Search This Blog

Thursday, September 1, 2011

INTERVIEW | Guillermo Del Toro, Part II: 'The most important element of filmmaking is your freedom.' - indieWIRE

by Eric Kohn (August 24, 2011)

EK: "...Most recently, you were going to make an epic adaptation of H.P. Lovecraft’s “At the Mountains of Madness,” produced by James Cameron, but Universal passed because it would have been rated R. Why not try to make something like that outside of the studio system?

GDT: "It would have been impossible. Part of what made the novel interesting to me was that it had scale. There are other Lovecraft stories you can tackle with small budgets, but this is not the one. It’s essentially a period film about exploration, almost like mounting a movie about Ernest Shackleton stumbling upon the horrifying remnants of a civilization. So you need scale for that. You need to not compromise. I think it was possible that we could have gotten a PG-13 from the MPAA, but as proven by “Don’t Be Afraid of the Dark,” you can’t be sure, and we couldn’t deal with that danger.

EK: Still, the way things are headed now, couldn’t you find a way to do the special effects with a couple of green screens and create a sense of scale without a massive budget?

GDT: If you know the Lovecraft novel, you know it’s about mounting and expedition, which means going as much as possible to real locations up north. Most of it happens in Antarctica. I really thought long and hard about this, because it would not have been an issue if we had gone under $100 million. But the way I saw it, I couldn’t find a way to solve that. By the way, I’m really good at making small scale movies. “Devil’s Backbone” was about $4 million dollars. “Rudo y Cursi” cost about the same. I’m not alien to that. I made what I thought was the best decision.

EK: What happened to your involvement with the “Haunted Mansion” franchise? You were talking about directing a story focused on the Hatbox Ghost.

GDT: Yeah, we’re working on all that. The first draft has been delivered to Disney. That’s exactly the same thing we were discussing—there was a version of the “Haunted Mansion” movie before that I’m not touching at all. I’m trying to honor the ride, so in my mind it’s not a remake, but entirely a new approach to what I think, as a fan, the “Haunted Mansion” is. I was at the theme park the year that ride opened and I’ve been going at least twice a year since then.

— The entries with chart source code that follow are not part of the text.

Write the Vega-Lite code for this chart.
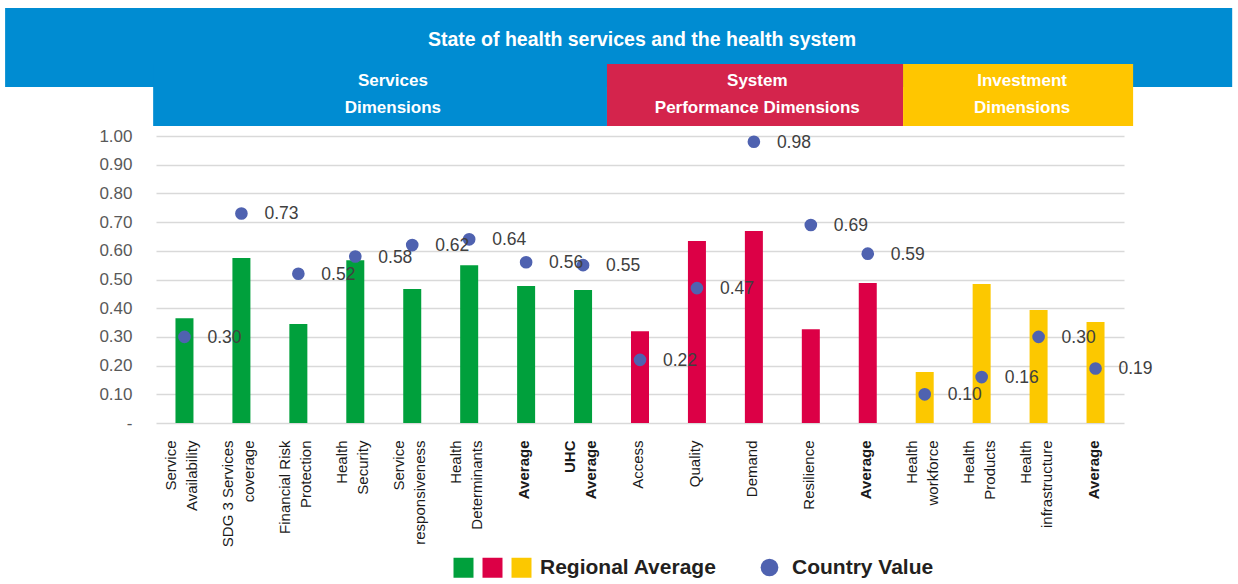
{
  "$schema": "https://vega.github.io/schema/vega-lite/v6.json",
  "width": 968,
  "height": 287,
  "autosize": {"type": "none"},
  "padding": {"left": 156, "top": 136, "right": 114, "bottom": 161},
  "background": "white",
  "config": {"view": {"stroke": null}, "axisY": {"tickCount": 11}},
  "datasets": {
    "scores": [
      {"cat": "Service|Availability", "group": "Services", "regional": 0.365, "country": 0.30},
      {"cat": "SDG 3 Services|coverage", "group": "Services", "regional": 0.575, "country": 0.73},
      {"cat": "Financial Risk|Protection", "group": "Services", "regional": 0.345, "country": 0.52},
      {"cat": "Health|Security", "group": "Services", "regional": 0.567, "country": 0.58},
      {"cat": "Service|responsiveness", "group": "Services", "regional": 0.467, "country": 0.62},
      {"cat": "Health|Determinants", "group": "Services", "regional": 0.55, "country": 0.64},
      {"cat": "Average", "group": "Services", "regional": 0.477, "country": 0.56},
      {"cat": "UHC|Average", "group": "Services", "regional": 0.463, "country": 0.55},
      {"cat": "Access", "group": "System", "regional": 0.32, "country": 0.22},
      {"cat": "Quality", "group": "System", "regional": 0.634, "country": 0.47},
      {"cat": "Demand", "group": "System", "regional": 0.669, "country": 0.98},
      {"cat": "Resilience", "group": "System", "regional": 0.327, "country": 0.69},
      {"cat": "Average ", "group": "System", "regional": 0.488, "country": 0.59},
      {"cat": "Health|workforce", "group": "Investment", "regional": 0.178, "country": 0.10},
      {"cat": "Health|Products", "group": "Investment", "regional": 0.484, "country": 0.16},
      {"cat": "Health|infrastructure", "group": "Investment", "regional": 0.394, "country": 0.30},
      {"cat": "Average  ", "group": "Investment", "regional": 0.352, "country": 0.19}
    ],
    "headers": [
      {"name": "Services", "label": "Services|Dimensions", "start": -0.05, "end": 7.92, "center": 4.16},
      {"name": "System", "label": "System|Performance Dimensions", "start": 7.92, "end": 13.12, "center": 10.56},
      {"name": "Investment", "label": "Investment|Dimensions", "start": 13.12, "end": 17.16, "center": 15.21}
    ],
    "banner": [
      {"title": "State of health services and the health system"}
    ]
  },
  "resolve": {
    "scale": {"x": "independent", "color": "independent"},
    "axis": {"x": "independent"}
  },
  "layer": [
    {
      "data": {"name": "banner"},
      "mark": {"type": "rect", "color": "#008CD2"},
      "encoding": {
        "x": {"datum": -2.65, "type": "quantitative", "scale": {"domain": [0, 17], "nice": false, "zero": false}, "axis": null},
        "x2": {"datum": 18.9},
        "y": {"datum": 1.446, "type": "quantitative"},
        "y2": {"datum": 1.1707}
      }
    },
    {
      "data": {"name": "headers"},
      "layer": [
        {
          "mark": {"type": "rect"},
          "encoding": {
            "x": {"field": "start", "type": "quantitative", "scale": {"domain": [0, 17], "nice": false, "zero": false}, "axis": null},
            "x2": {"field": "end"},
            "y": {"datum": 1.2509, "type": "quantitative"},
            "y2": {"datum": 1.0348},
            "color": {"field": "name", "type": "nominal", "scale": {"domain": ["Services", "System", "Investment"], "range": ["#008CD2", "#D4244C", "#FFC600"]}, "legend": null}
          }
        },
        {
          "mark": {"type": "text", "color": "white", "font": "Liberation Sans", "fontSize": 17, "fontWeight": "bold", "lineBreak": "|", "lineHeight": 27, "align": "center", "baseline": "middle"},
          "encoding": {
            "x": {"field": "center", "type": "quantitative", "scale": {"domain": [0, 17], "nice": false, "zero": false}, "axis": null},
            "y": {"datum": 1.1916, "type": "quantitative"},
            "text": {"field": "label"}
          }
        }
      ],
      "resolve": {"scale": {"x": "shared"}}
    },
    {
      "data": {"name": "banner"},
      "mark": {"type": "text", "color": "white", "font": "Liberation Sans", "fontSize": 19.5, "fontWeight": "bold", "align": "center", "baseline": "middle"},
      "encoding": {
        "x": {"datum": 8.535, "type": "quantitative", "scale": {"domain": [0, 17], "nice": false, "zero": false}, "axis": null},
        "y": {"datum": 1.3345, "type": "quantitative"},
        "text": {"field": "title"}
      }
    },
    {
      "data": {"name": "scores"},
      "encoding": {
        "x": {
          "field": "cat", "type": "nominal", "sort": null,
          "scale": {"paddingInner": 0, "paddingOuter": 0},
          "axis": {
            "title": null, "ticks": false, "domain": false, "grid": false,
            "labelAngle": -90, "labelAlign": "right", "labelBaseline": "middle",
            "labelPadding": 17,
            "labelOffset": {"condition": {"test": "indexof(datum.value, '|') >= 0", "value": -13}, "value": -2},
            "labelFont": "Liberation Sans",
            "labelFontSize": 15, "labelLineHeight": 21, "labelColor": "#1a1a1a",
            "labelLimit": 300, "labelOverlap": false,
            "labelExpr": "split(trim(datum.value), '|')",
            "labelFontWeight": {"condition": {"test": "indexof(datum.value, 'Average') >= 0", "value": "bold"}, "value": "normal"}
          }
        }
      },
      "layer": [
        {
          "mark": {"type": "bar", "width": 18},
          "encoding": {
            "y": {
              "field": "regional", "type": "quantitative",
              "scale": {"domain": [0, 1], "nice": false},
              "axis": {
                "title": null, "ticks": false, "domain": false, "grid": true,
                "values": [0, 0.1, 0.2, 0.3, 0.4, 0.5, 0.6, 0.7, 0.8, 0.9, 1], "tickCount": 11,
                "labelExpr": "datum.value == 0 ? '-' : format(datum.value, '.2f')",
                "labelFont": "Liberation Sans", "labelFontSize": 17, "labelColor": "#595959",
                "labelPadding": 24, "labelOverlap": false,
                "gridColor": "#D9D9D9", "gridWidth": 1.3
              }
            },
            "color": {
              "field": "group", "type": "nominal",
              "scale": {"domain": ["Services", "System", "Investment"], "range": ["#00A03C", "#DC0046", "#FCC800"]},
              "legend": {
                "orient": "none", "legendX": 297, "legendY": 421, "direction": "horizontal",
                "title": null, "symbolType": "square", "symbolSize": 400, "symbolStrokeWidth": 0,
                "symbolOpacity": 1, "padding": 0, "columnPadding": 0, "labelOffset": 8, "labelLimit": 400,
                "labelExpr": "datum.label == 'Investment' ? '\u2002Regional Average' : ''",
                "labelFont": "Liberation Sans", "labelFontSize": 21, "labelFontWeight": "bold", "labelColor": "#231F20"
              }
            }
          }
        },
        {
          "mark": {"type": "point", "filled": true, "size": 160, "opacity": 1, "color": "#4F62B0"},
          "encoding": {
            "y": {"field": "country", "type": "quantitative"},
            "shape": {
              "datum": "Country Value",
              "scale": {"range": ["circle"]},
              "legend": {
                "orient": "none", "legendX": 603, "legendY": 421, "title": null,
                "symbolSize": 314, "symbolFillColor": "#5A7FC4", "symbolStrokeWidth": 0, "padding": 0, "labelLimit": 400,
                "labelOffset": 12, "labelFont": "Liberation Sans", "labelFontSize": 21, "labelFontWeight": "bold", "labelColor": "#231F20"
              }
            }
          }
        },
        {
          "mark": {"type": "text", "align": "left", "baseline": "middle", "dx": 23, "dy": 1, "font": "Liberation Sans", "fontSize": 17.5, "color": "#404040"},
          "encoding": {
            "y": {"field": "country", "type": "quantitative"},
            "text": {"field": "country", "type": "quantitative", "format": ".2f"}
          }
        }
      ]
    }
  ]
}
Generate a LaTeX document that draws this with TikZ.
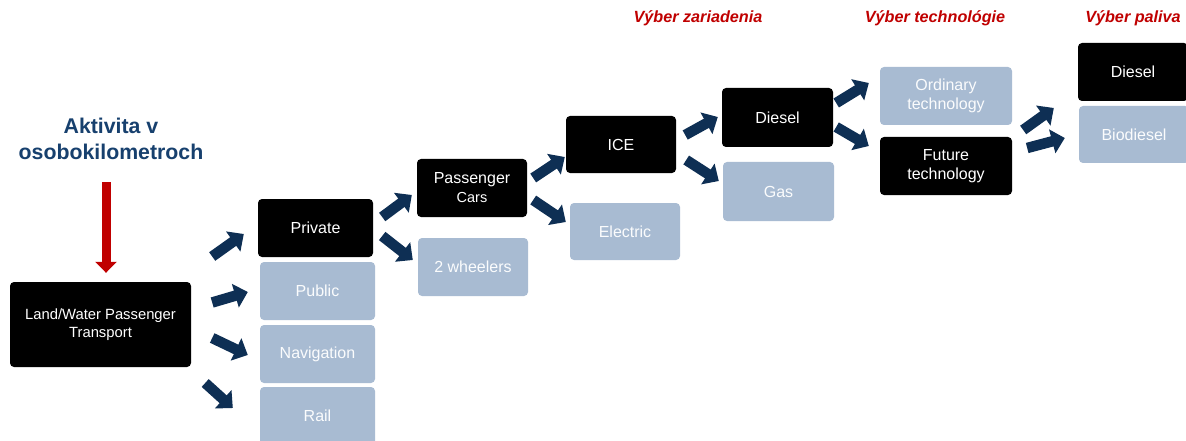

EK: Speaking of which, “Pacific Rim,” which you’re shooting now in Toronto, sounds like it will also be a large scale production.

GDT: Yes, it will. It’s a movie that, even thematically, is all about scale. It’s a big, spectacular monster movie full of action. I’d like to flex those muscles, and then with a little bit of luck, I can go back to something smaller and more like a chamber movie."